> [Supplied data]:
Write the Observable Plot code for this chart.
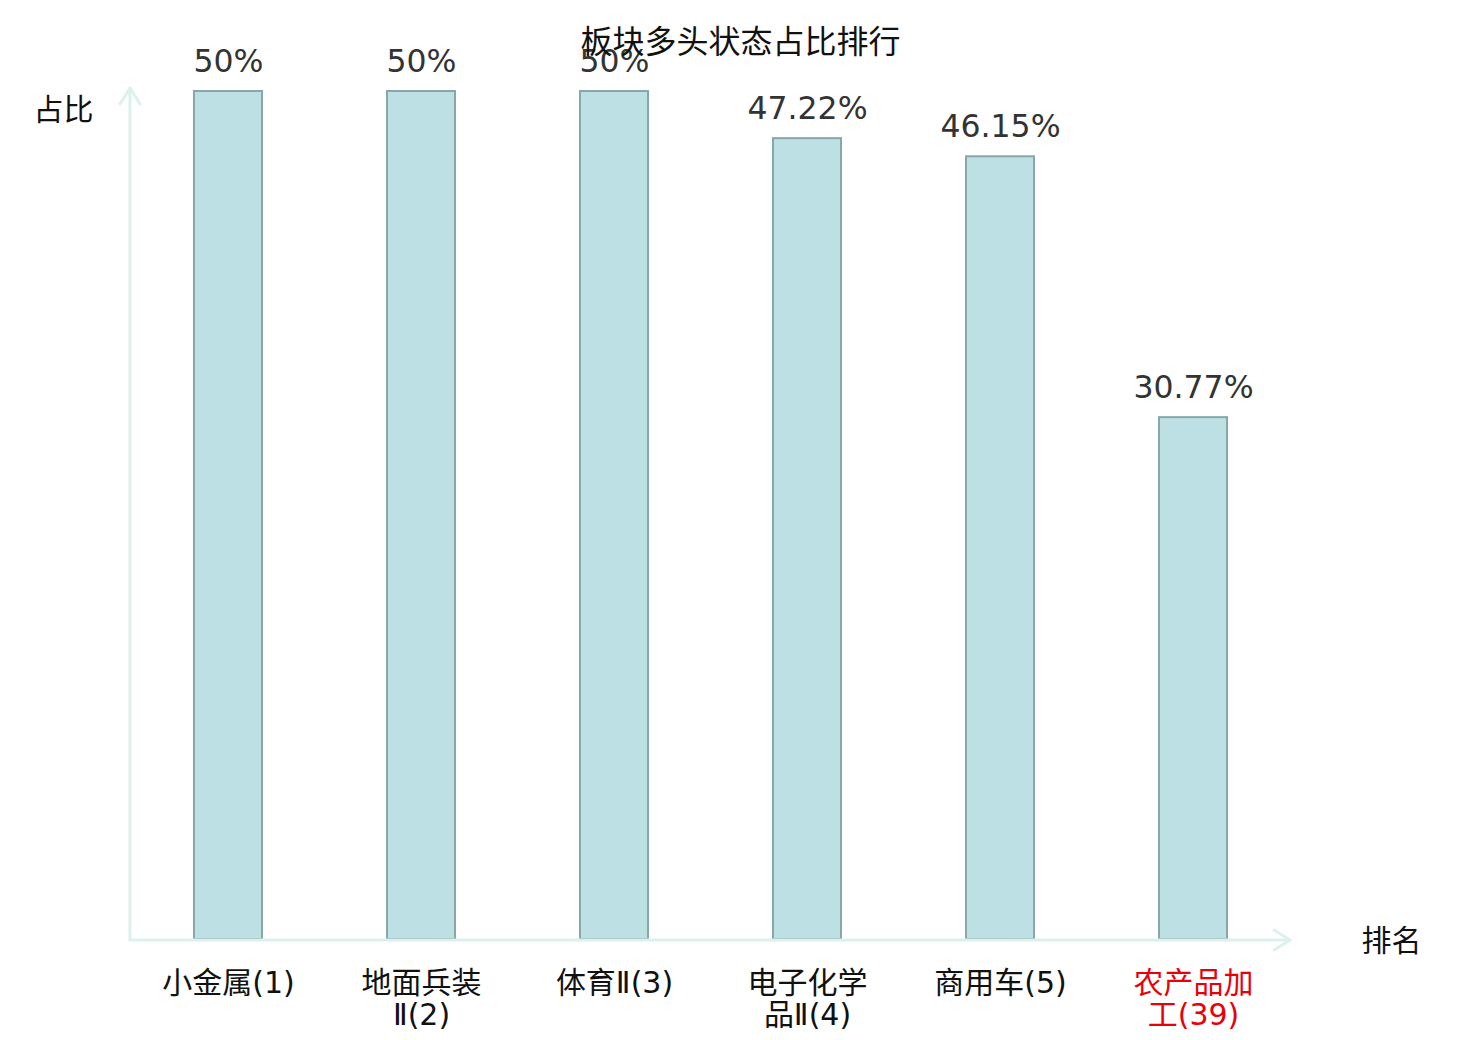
<!DOCTYPE html>
<html>
<head>
<meta charset="utf-8">
<script src="https://cdn.jsdelivr.net/npm/d3@7"></script>
<script src="https://cdn.jsdelivr.net/npm/@observablehq/plot@0.6"></script>
<style>
  html, body { margin: 0; padding: 0; background: #fff; }
  #chart svg { display: block; }
</style>
</head>
<body>
<div id="chart"></div>
<script>
const title = "板块多头状态占比排行";
const categories = ["小金属(1)", "地面兵装\nⅡ(2)", "体育Ⅱ(3)", "电子化学\n品Ⅱ(4)", "商用车(5)", "农产品加\n工(39)"];
const values = [50, 50, 50, 47.22, 46.15, 30.77];
const valueLabels = ["50%", "50%", "50%", "47.22%", "46.15%", "30.77%"];
const highlighted = ["农产品加\n工(39)"];
const yAxisLabel = "占比";
const xAxisLabel = "排名";

const data = categories.map((c, i) => ({cat: c, value: values[i], label: valueLabels[i]}));

const axisColor = "#dcf1ee";

function axesArrows(index, scales, values, dimensions) {
  const xr = scales.scales.x.range;
  const yr = scales.scales.y.range;
  const yb = scales.y(0) + 1;
  const g = d3.create("svg:g")
    .attr("fill", "none")
    .attr("stroke", axisColor)
    .attr("stroke-width", 3)
    .attr("stroke-linecap", "round")
    .attr("stroke-linejoin", "round");
  const left = xr[0], right = xr[1];
  const top = yr[1] - 3;
  g.append("path").attr("d", `M${left},${yb}H${right}`);
  g.append("path").attr("d", `M${right - 16},${yb - 10}L${right},${yb}L${right - 16},${yb + 10}`);
  g.append("path").attr("d", `M${left},${yb}V${top}`);
  g.append("path").attr("d", `M${left - 10},${top + 16}L${left},${top}L${left + 10},${top + 16}`);
  return g.node();
}

const chart = Plot.plot({
  width: 1480,
  height: 1040,
  margin: 0,
  style: {fontFamily: "'Noto Sans CJK SC', 'DejaVu Sans', sans-serif", background: "#fff"},
  x: {domain: categories, range: [130, 1290], paddingInner: 0.65, paddingOuter: 0.325, axis: null},
  y: {domain: [0, 50], range: [939, 91], axis: null},
  color: {type: "identity"},
  marks: [
    Plot.barY(data, {x: "cat", y: "value", fill: "#bce0e3", stroke: "#88a7a8", strokeWidth: 2}),
    axesArrows,
    Plot.text(data, {x: "cat", y: "value", text: "label", dy: -30, fontSize: 31.5, fill: "#333",
      fontFamily: "'DejaVu Sans', sans-serif"}),
    Plot.text(data, {x: "cat", y: 0, text: "cat", lineAnchor: "top", dy: 31, fontSize: 30, lineHeight: 1.07,
      fontFamily: "'DejaVu Sans', 'Noto Sans CJK SC', sans-serif",
      fill: d => highlighted.includes(d.cat) ? "#e8000b" : "#111"}),
    Plot.text([title], {frameAnchor: "top", lineAnchor: "middle", dy: 42, text: d => d, fontSize: 32, fill: "#111"}),
    Plot.text([yAxisLabel], {frameAnchor: "top-left", lineAnchor: "middle", dx: 33, dy: 110, text: d => d, fontSize: 30, fill: "#111", textAnchor: "start"}),
    Plot.text([xAxisLabel], {frameAnchor: "top-left", lineAnchor: "middle", dx: 1361, dy: 941, text: d => d, fontSize: 30, fill: "#111", textAnchor: "start"})
  ]
});
document.getElementById("chart").append(chart);
</script>
</body>
</html>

> [What to work on]: Identify lines with the string "chart". Copy each one.

> [Answer to the exercise]:
Write the Observable Plot code for this chart.
  #chart svg { display: block; }
<div id="chart"></div>
const chart = Plot.plot({
document.getElementById("chart").append(chart);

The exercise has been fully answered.